BEIJING (Reuters) - China slapped fines of more than $300,000 on the Ritz Carlton and Crowne Plaza hotels in Beijing, along with four other companies for using recent tax reforms to justify price increases.
The country’s top economic regulator, the National Development and Reform Commission (NDRC), posted the names of six businesses that had been fined 2 million yuan apiece on its website on Friday.
The companies had raised prices following the May 1 rollout of a value-added tax (VAT) system in the construction, property, finance and life services - which cover the hospitality, healthcare and tourism industries.

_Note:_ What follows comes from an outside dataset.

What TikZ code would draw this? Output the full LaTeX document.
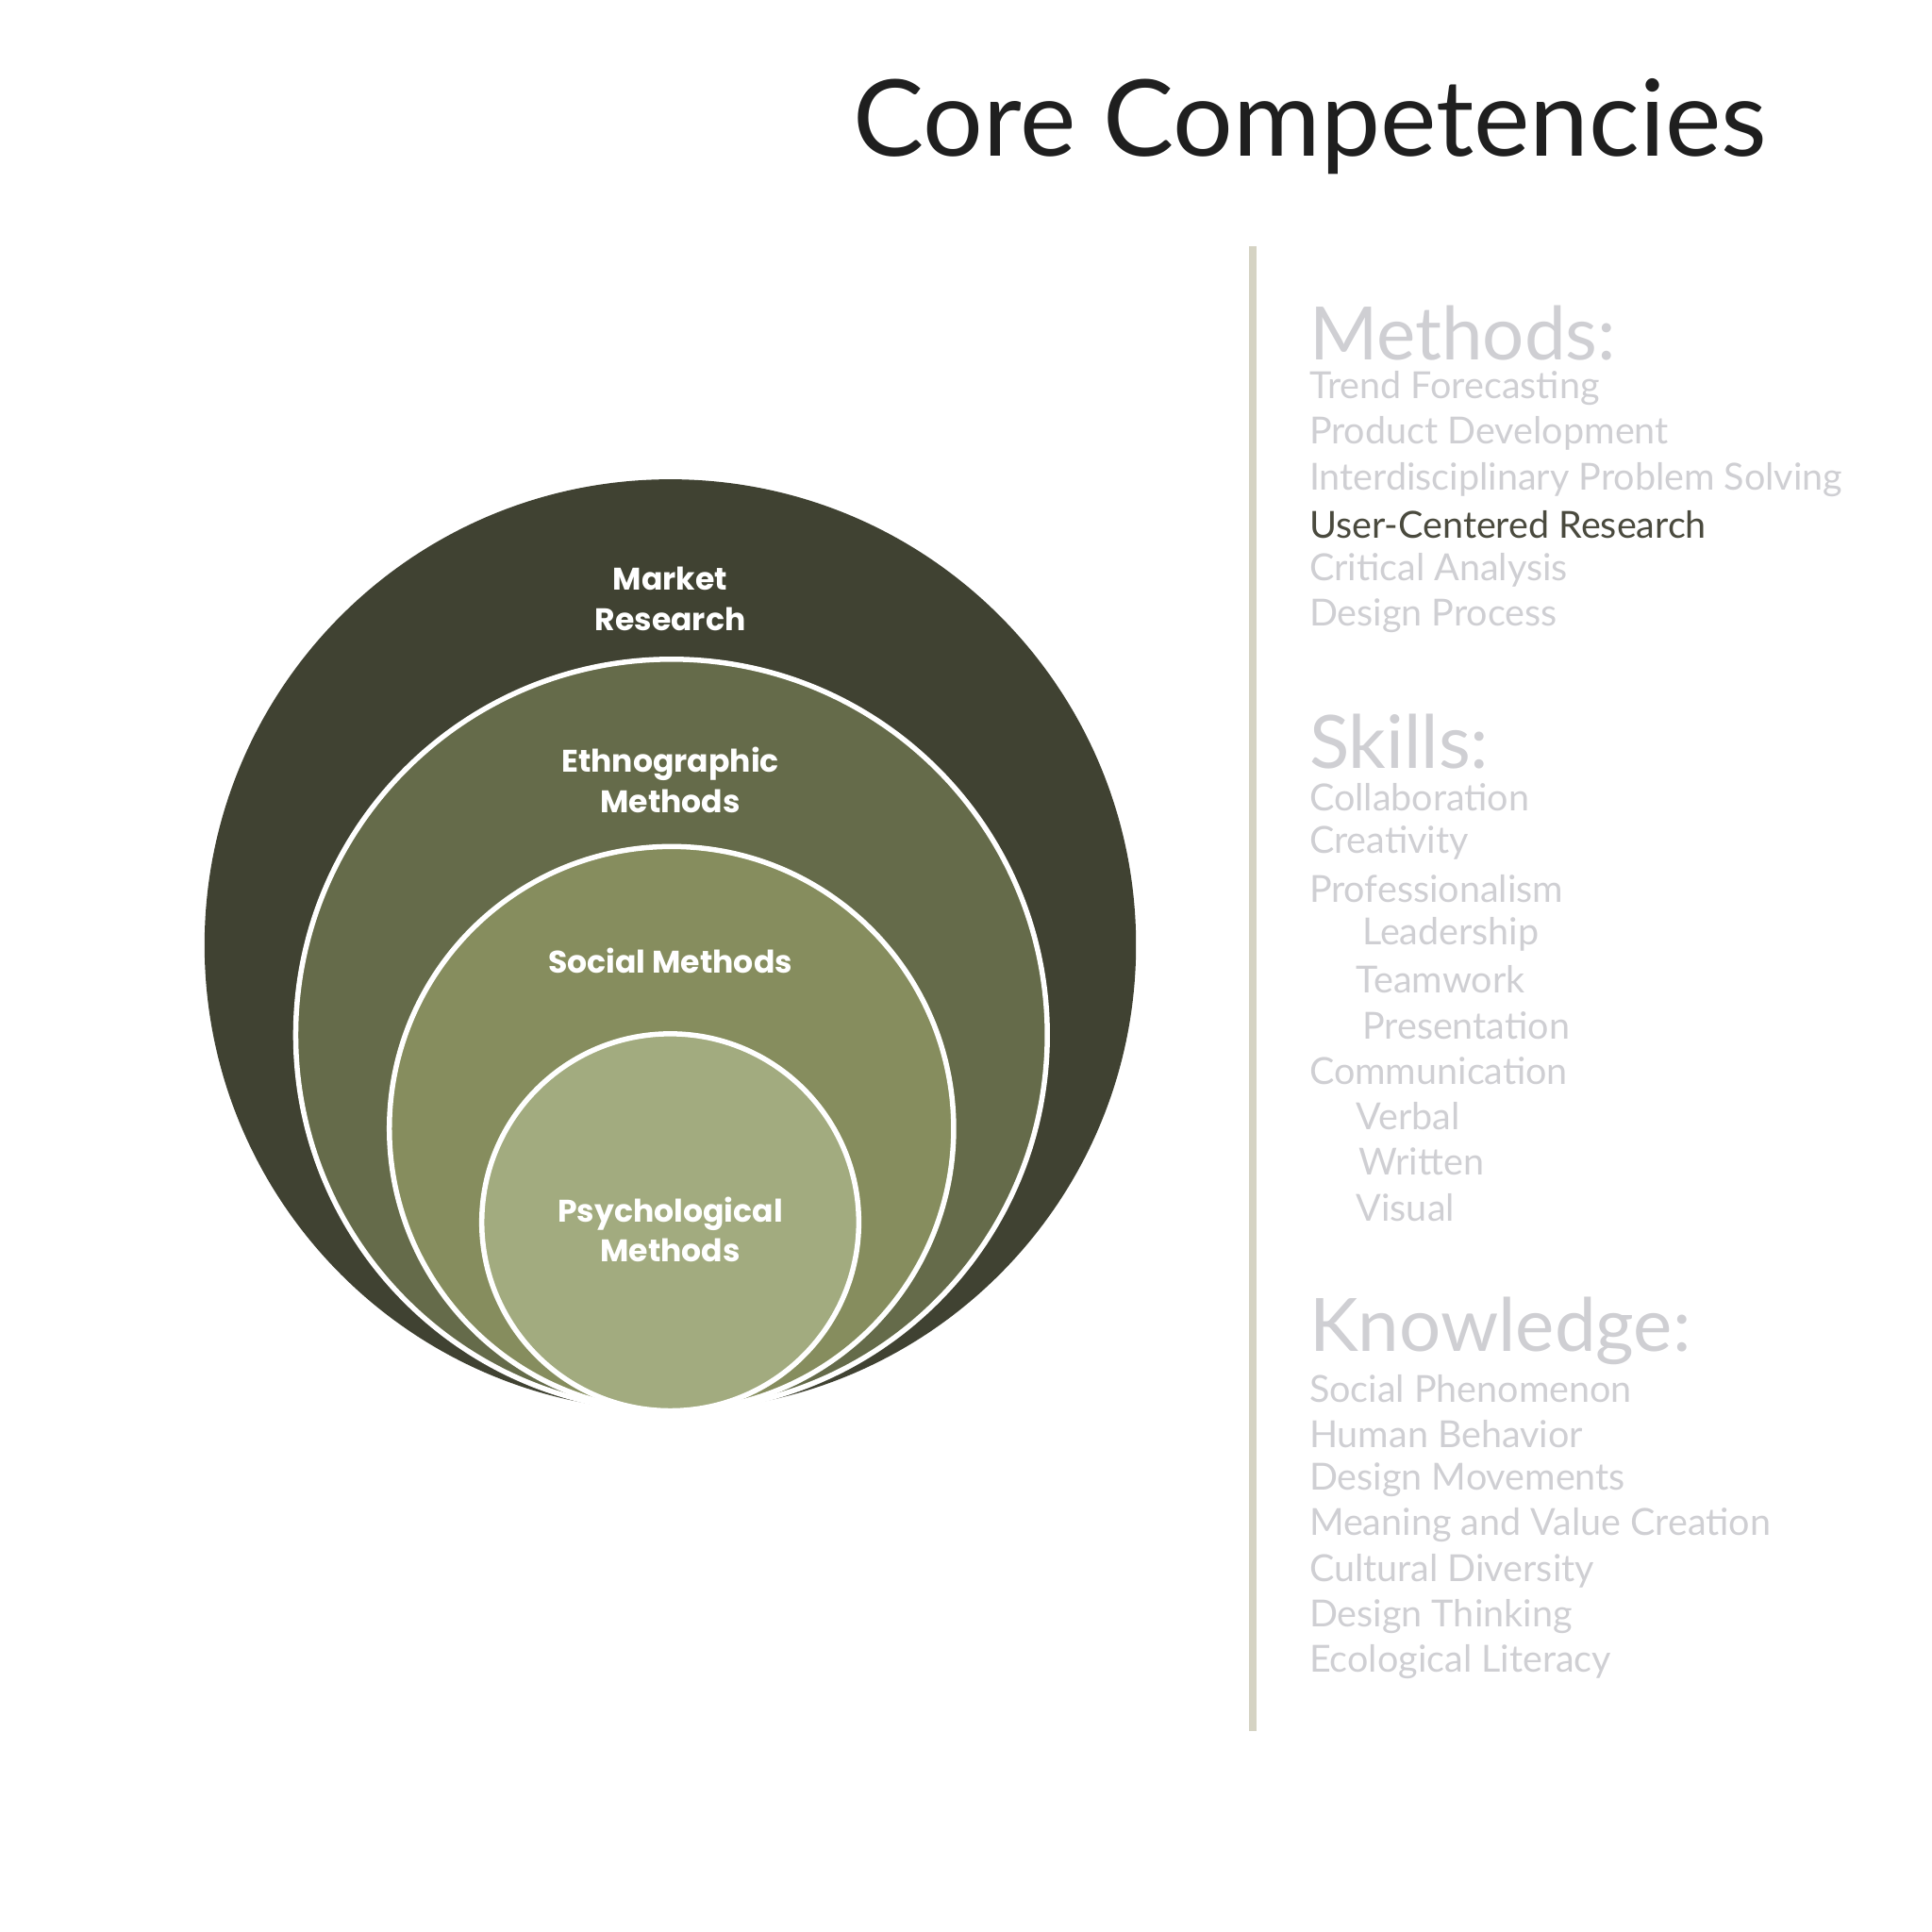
\documentclass[tikz,border=0pt]{standalone}
\usepackage{fontspec}
\setmainfont{Lato}
\newfontfamily\lblfont{Poppins}
\definecolor{cA}{HTML}{404232}
\definecolor{cB}{HTML}{656B4A}
\definecolor{cC}{HTML}{868D5E}
\definecolor{cD}{HTML}{A2AB7F}
\definecolor{lite}{HTML}{CFCFD3}
\definecolor{dark}{HTML}{4A4A3E}
\definecolor{bar}{HTML}{D5D3C3}
\tikzset{
 ring/.style={draw=white,line width=1.2pt},
 clabel/.style={text=white,font=\lblfont\bfseries\fontsize{7.2}{9.2}\selectfont,align=center},
 item/.style={anchor=west,inner sep=0pt,text=lite,font=\fontsize{8.6}{10}\selectfont\addfontfeature{}\lighttext},
 head/.style={anchor=west,inner sep=0pt,text=lite,font=\fontsize{17}{20}\selectfont},
}
\newcommand{\lighttext}{\fontseries{l}\selectfont}
\begin{document}
\begin{tikzpicture}[x={0.01cm},y={-0.01cm}]
\useasboundingbox[fill=white] (0,0) rectangle (1568,1568);
\node[anchor=base west,inner sep=0pt,font=\fontsize{24.5}{28}\selectfont,text=black!88] (title) at (692,127) {Core Competencies};
\fill[cA] (544,767) circle (378);
\filldraw[ring,fill=cB] (545,840) circle (305);
\filldraw[ring,fill=cC] (545,916) circle (229);
\filldraw[ring,fill=cD] (544,992) circle (153);
\node[clabel] (m) at (544,486) {Market\\Research};
\node[clabel] (e) at (544,633) {Ethnographic\\Methods};
\node[clabel] (s) at (544,780) {Social Methods};
\node[clabel] (p) at (544,998) {Psychological\\Methods};
\draw[bar,line width=1.8pt] (1017,200) -- (1017,1405);
\node[head] (h1) at (1062,270) {Methods:};
\node[item] at (1062,315) {Trend Forecasting};
\node[item] at (1062,352) {Product Development};
\node[item] at (1062,389) {Interdisciplinary Problem Solving};
\node[item,text=dark] at (1062,426) {User-Centered Research};
\node[item] at (1062,463) {Critical Analysis};
\node[item] at (1062,500) {Design Process};
\node[head] (h2) at (1062,602) {Skills:};
\node[item] at (1062,647) {Collaboration};
\node[item] at (1062,684) {Creativity};
\node[item] at (1062,721) {Professionalism};
\node[item] at (1105,758) {Leadership};
\node[item] at (1100,795) {Teamwork};
\node[item] at (1105,832) {Presentation};
\node[item] at (1062,869) {Communication};
\node[item] at (1100,906) {Verbal};
\node[item] at (1102,943) {Written};
\node[item] at (1100,980) {Visual};
\node[head] (h3) at (1062,1080) {Knowledge:};
\node[item] at (1062,1127) {Social Phenomenon};
\node[item] at (1062,1164) {Human Behavior};
\node[item] at (1062,1201) {Design Movements};
\node[item] at (1062,1238) {Meaning and Value Creation};
\node[item] at (1062,1275) {Cultural Diversity};
\node[item] at (1062,1312) {Design Thinking};
\node[item] at (1062,1349) {Ecological Literacy};
\end{tikzpicture}
\end{document}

Aside from the two hotels, the regulator also fined China World Trade Center, a subsidiary of Singapore developer Capitaland (CATL.SI), a property management subsidiary of New World Development Company (0017.HK) in Shanghai and Shenyang, and Hang Lung Properties Ltd., a subsidiary of Hang Lung Properties Limited (0101.HK).
The fine resulted from a misunderstanding over the new tax system and the hotel adopted a new pricing policy over the weekend, said Michele Lv, a Ritz-Carlton PR manager for Asia Pacific.
China started applying VAT to some sectors in 2012, and the May rollout extended the tax to the final four industries not yet covered.
The government hopes the reforms will cut firms’ tax burdens by more than 500 billion yuan ($77.23 billion) this year, part of a broader push for “supply-side reforms” aimed at cutting red tape and scaling back the role of government in business to allow market forces greater room to flourish.The new system replaced a business tax, which directly taxes businesses, whereas a VAT - sometimes known as a goods and services tax - is borne by the end consumer, reducing the burden on companies which are facing rising costs and a slowing economy.